Predictably, the county commission reacted to Loria’s and Sampson’s statements with concern. Commission Chairman, Bruno Barreiro, stated “We’re just trying to get money from the state…we can’t get distracted by the site issue.” Oh, really? Well, if I had a vote on whether or not to allocate state funds to the construction of a new baseball stadium, I would certainly be more inclined to vote yea if I knew specifically where the building site was located, especially if it was in downtown Miami. But don’t take it from me. State Representative David Rivera, who ultimately controls the flow of legislation for House Speaker Marco Rubio, said “There might be a lack on consensus to build at the Orange Bowl.” Rivera then offered his support for a downtown stadium.

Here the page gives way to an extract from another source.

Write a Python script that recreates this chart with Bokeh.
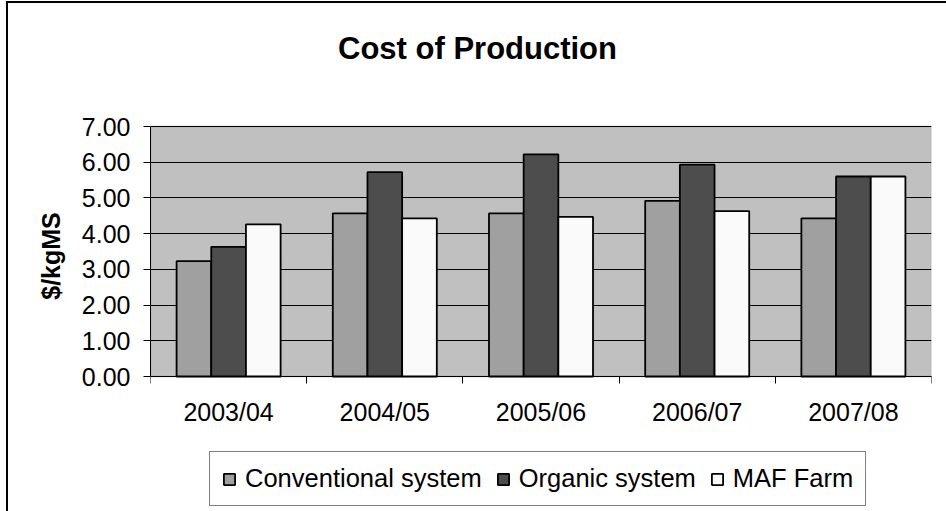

The really disconcerting piece form the article actually came from a commissioner who is now in support of the downtown site. “Commissioner Carlos Gimenez…was one of the strongest proponents of the Orange Bowl site (last month). Now, after studying transportation issues, he says it’s no longer his first option. ‘For me, I think baseball would work better in an urban, downtown site, he said’.” Holy cow! So apparently we have commissioners advocating for a Marlins’ stadium at the Orange Bowl without even studying the project’s transportation issues! That is just unacceptable. It’s pretty tough to debate the merits of a downtown Miami site versus an Orange Bowl site for a new stadium without studying, comprehending, or even considering transportation issues, for that matter. If the Herald piece is accurate, we have county commissioners making major decisions and guiding policy without even examining some of the most important, relevant details. At least he had it in him to change his mind. We’re still waiting for the rest of the commission to stop going against the grain (and logic, and history, and urban planning, and best practice, etc.).